# Assignment II - Deep Learning for Computer Vision

This assignment is going to cover the topics of neural networks and computer vision from week III to VI.

## Description



You are given a dataset containing images of cats and dogs. Your goal is to classify them correctly. The data has been partly preprocessed for your convenience (this is a data science course, not a programming course!).

The data is split into four Numpy arrays: x_train, y_train, x_test, and y_test. These were preprocessed from .jpeg images. Notice that their values are between 0 to 255, consider if you need any further preprocessing.

You are required to train your model on (x_train, y_train) and finally report your accuracy score on (x_test, y_test). Of course, you are encouraged to further split (x_train, y_train) into train and validation datasets.

Conduct the following experiments:

1.   Begin with a simple model: four 2d convolutional layers followed by two fully connected layer (one hidden layer and one output layer). Between these hidden layers, you can use dropout, max-pooling, batch normalization, or any other non-trainable layer we've seen for regularization and dimensionality reduction. You can choose whatever sizes/numbers of filters/neurons you want.
2.   Build your own CNN. There are no constraints on the architecture, so just enjoy yourself and be as creative as you want.
3. Transfer learning: load a pre-trained model from [Keras applications](https://keras.io/api/applications/). Since these models were trained on Imagenet their weights might be useful. Add a fully-connected layer on top of the trained model and train it. Make sure you only train your FC layer and not the re-trained model!



## Submission guidelines







Practically the same guidelines as in Assignment I.

**This is a group project (3-4 members)**. Submissions must include the names of all students in the first paragraph.

Once you are done with the coding part on Google Colab, click "clear all outputs", followed by "reset and run all". This verifies that your code runs smoothly. You do not need to retrain the model each time, you can save the weights and just load the trained model.
**Please** make sure that the results and outputs are visible, and that the code is well documented with comments describing your actions.

The submission is done using Github. One of the team members has to open a Github account, and open a repository for the assignment. 
Proceed to upload the notebook to the Github repo. In Moodle, all you need to do is submit a link to the Github repo.
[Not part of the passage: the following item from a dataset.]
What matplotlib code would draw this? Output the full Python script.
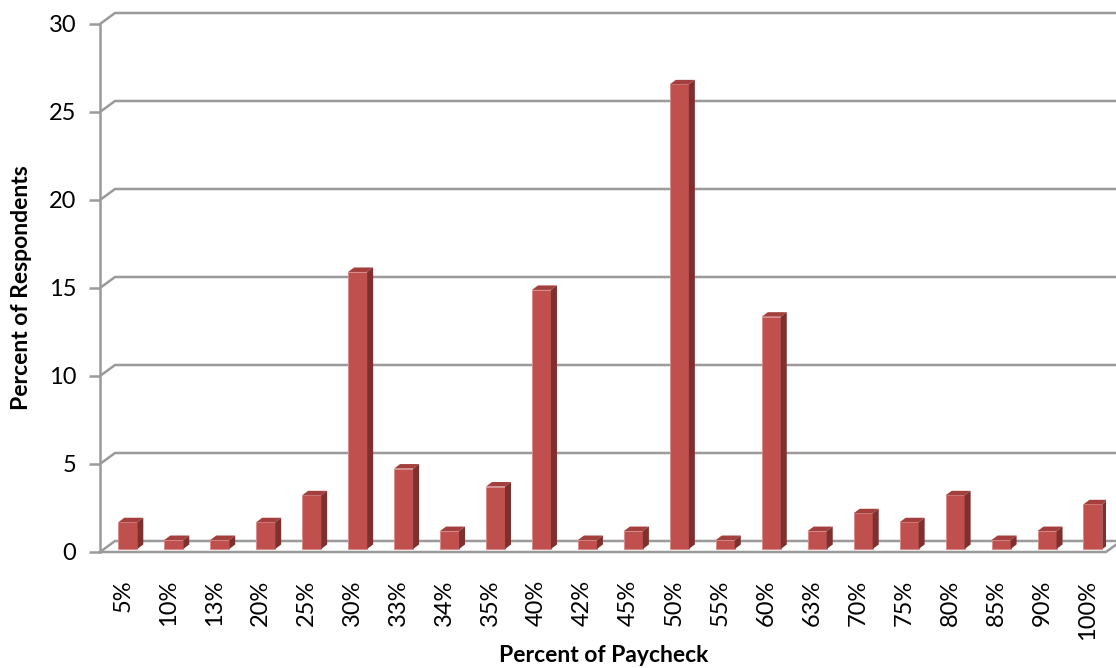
import matplotlib.pyplot as plt
import matplotlib.transforms as mtransforms
from matplotlib.patches import Polygon

labels = ['5%', '10%', '13%', '20%', '25%', '30%', '33%', '34%', '35%', '40%', '42%',
          '45%', '50%', '55%', '60%', '63%', '70%', '75%', '80%', '85%', '90%', '100%']
values = [1.52, 0.51, 0.51, 1.52, 3.05, 15.74, 4.57, 1.02, 3.55, 14.72, 0.51,
          1.02, 26.4, 0.51, 13.2, 1.02, 2.03, 1.52, 3.05, 0.51, 1.02, 2.54]
yticks = [0, 5, 10, 15, 20, 25, 30]

plt.rcParams['font.family'] = ['Lato', 'DejaVu Sans']

W, H = 1116, 668
fig = plt.figure(figsize=(W / 100, H / 100), dpi=100)
left_px, right_px, bot_px, top_px = 100, 1106, 552, 24
ax = fig.add_axes([left_px / W, (H - bot_px) / H, (right_px - left_px) / W, (bot_px - top_px) / H])

step_px = 45.96            # pixels per category
unit_px = (bot_px - top_px) / 30.0   # pixels per value unit
x0 = -27.8 / step_px
x1 = len(labels) - 1 + (right_px - 1093) / step_px
ax.set_xlim(x0, x1)
ax.set_ylim(0, 30)

def px_x(p):
    return p / step_px

def px_y(p):
    return p / unit_px

grid_c = '#9a9a9a'
# wall depth offset
wdx, wdy = px_x(15), px_y(11)
xend = x1 + px_x(14)
for t in yticks:
    ax.plot([x0, x0 + wdx, xend], [t, t + wdy, t + wdy], color=grid_c, lw=1.8,
            clip_on=False, zorder=1, solid_capstyle='butt')
# left axis and front floor
ax.plot([x0, x0], [0, 30], color=grid_c, lw=1.8, clip_on=False, zorder=1)
ax.plot([x0, x1, x1 + wdx], [0, 0, wdy], color=grid_c, lw=1.8, clip_on=False, zorder=1)

# bars: front face, top face, side face
bw = px_x(19)
fy = px_y(3)
bdx, bdy = px_x(6), px_y(4.5)
front_c, top_c, side_c = '#C0504D', '#A3403D', '#7E302E'
xs = list(range(len(labels)))
ax.bar(xs, values, width=bw, bottom=fy, color=front_c, edgecolor='#d88a88', linewidth=0.6, zorder=3)
for x, v in zip(xs, values):
    l, r, t = x - bw / 2, x + bw / 2, v + fy
    ax.add_patch(Polygon([(l, t), (r, t), (r + bdx, t + bdy), (l + bdx, t + bdy)],
                         closed=True, facecolor=top_c, edgecolor='none', zorder=3))
    ax.add_patch(Polygon([(r, fy), (r, t), (r + bdx, t + bdy), (r + bdx, fy + bdy)],
                         closed=True, facecolor=side_c, edgecolor='none', zorder=3))

for s in ax.spines.values():
    s.set_visible(False)
ax.set_yticks(yticks)
ax.set_yticklabels([str(t) for t in yticks], fontsize=17)
ax.tick_params(axis='y', length=8, width=1.8, color=grid_c, pad=9)
ax.set_xticks(xs)
ax.set_xticklabels(labels, rotation=90, fontsize=17)
ax.tick_params(axis='x', length=0, pad=20)
shift = mtransforms.ScaledTranslation(-5 / 100, 0, fig.dpi_scale_trans)
for lab in ax.get_xticklabels():
    lab.set_transform(lab.get_transform() + shift)

fig.text(604 / W, 1 - 655 / H, 'Percent of Paycheck', ha='center', va='center',
         fontsize=16.5, fontweight='bold')
fig.text(22 / W, 1 - 288 / H, 'Percent of Respondents', ha='center', va='center',
         rotation=90, fontsize=16.5, fontweight='bold')

fig.savefig('out.png', dpi=100)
You are required to submit two different files: 
1.   Your Google Colab notebook with the code. 
2.   A CSV file called '**exercise2.csv**' containing the following fields: 
      *   Your **test** set accuracy
      *   Your **train** set accuracy
      *   Number of trainable parameters
      *   Number of layers
      *   Regularization methods (e.g. dropout, batch normalization etc., just list them all).
      *   Number of epochs
      *   Choice of loss function
      *   Choice of optimizer

  



You may use the following code to generate the CSV file:

In [1]:
import pandas as pd
# Keep keys the same, and replace values according to your results and the specified type 

results = {'model': ['Basic CNN', 'My Model', 'Name of pre-trained model from keras applications'],
           'Test score (Accuracy)': ['string1', 'string2', 'string3'],
           'Train score (Accuracy)': ['string1', 'string2', 'string3'],
           'Number of trainable parameters': ['int1', 'int2', 'int3'],
           'Number of layers': ['int1', 'int2', 'int3'],
           'Regularization methods': ['string1', 'string2', 'string3'],
           'Number of epochs': ['int1', 'int2', 'int3'],
           'Loss function': ['string1', 'string2', 'string3'],
           'Optimizer': ['string1', 'string2', 'string3']
           }

df = pd.DataFrame(results)
df

Unnamed: 0,model,Test score (Accuracy),Train score (Accuracy),Number of trainable parameters,Number of layers,Regularization methods,Number of epochs,Loss function,Optimizer
0,Basic CNN,string1,string1,int1,int1,string1,int1,string1,string1
1,My Model,string2,string2,int2,int2,string2,int2,string2,string2
2,Name of pre-trained model from keras applications,string3,string3,int3,int3,string3,int3,string3,string3


In [2]:
import os
df.to_csv(os.path.join(os.getcwd(), 'example.csv'))

## Tips and tricks

*   When computing the accuracy, don't forget to turn probabilities into labels! For example, if you're using softmax in the output layer: use argmax(); if you're using sigmoid: you can use round().
*   You should reach a valdiation accuracy of at least 70% in all three cases. It is possible to achieve accuracy higher than 95% in the latter two cases.
*   Use GPUs if you can, just don't forget to turn them off.
*   Around 20 epochs should be enough.
*   When using model checkpointing or saving models, don't forget to back up your results in Google Drive. Colab can sometimes collapse, and you wouldn't want to lose your results.